Figure 1. Examples of the Haar-like feature set. (a) Basic feature set which consists of two 
adjacent rectangles, (b) and (c) Extended feature sets which consist of different number 
and arrangement of rectangles, respectively. 



(a) (b) (c) 

The selection of threshold for the Haar-like features is not a trivial task and has not been explained 
in detail in [2]. The weak classifiers based on single threshold Haar-like features are sub-optimal and 
not efficient for discriminating object and non-object. At later stages of the cascade these single 
threshold Haar-like features become too weak for discrimination and make boosting ineffective [13]. 
In this paper, we propose a different set of weak classifiers for boosting that achieves higher 
classification accuracy with less number of weak classifiers. Unlike in [2], the proposed weak 
classifiers do not require explicit thresholds be calculated for the Haar-like features and present a more 
general solution to the threshold selection problem. The proposed weak classifiers are equally efficient 
for discrimination at later stages of boosting also. 

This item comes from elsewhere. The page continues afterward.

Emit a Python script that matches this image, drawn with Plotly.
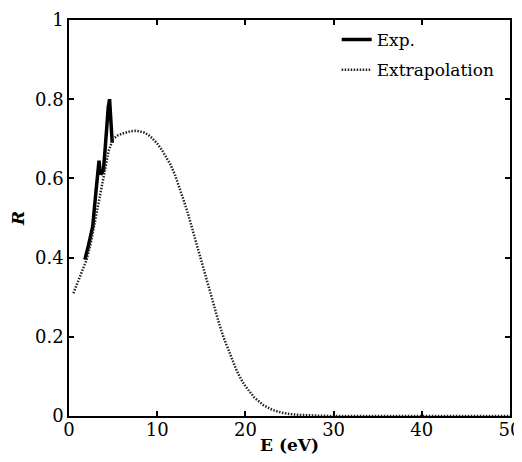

The rest of the paper is organized as follows: Section 2 describes the AdaBoost learning of the 
Haar-like features. Section 3 presents the proposed method for realizing efficient weak classifiers. 
Experimental setup and results are presented in Section 4, followed by concluding remarks in Section 5. 

2. Boosting of Weak Classifiers 

This section describes the conventional weak classifiers and AdaBoost learning algorithm for 
constructing a strong classifier by selecting the weak classifiers.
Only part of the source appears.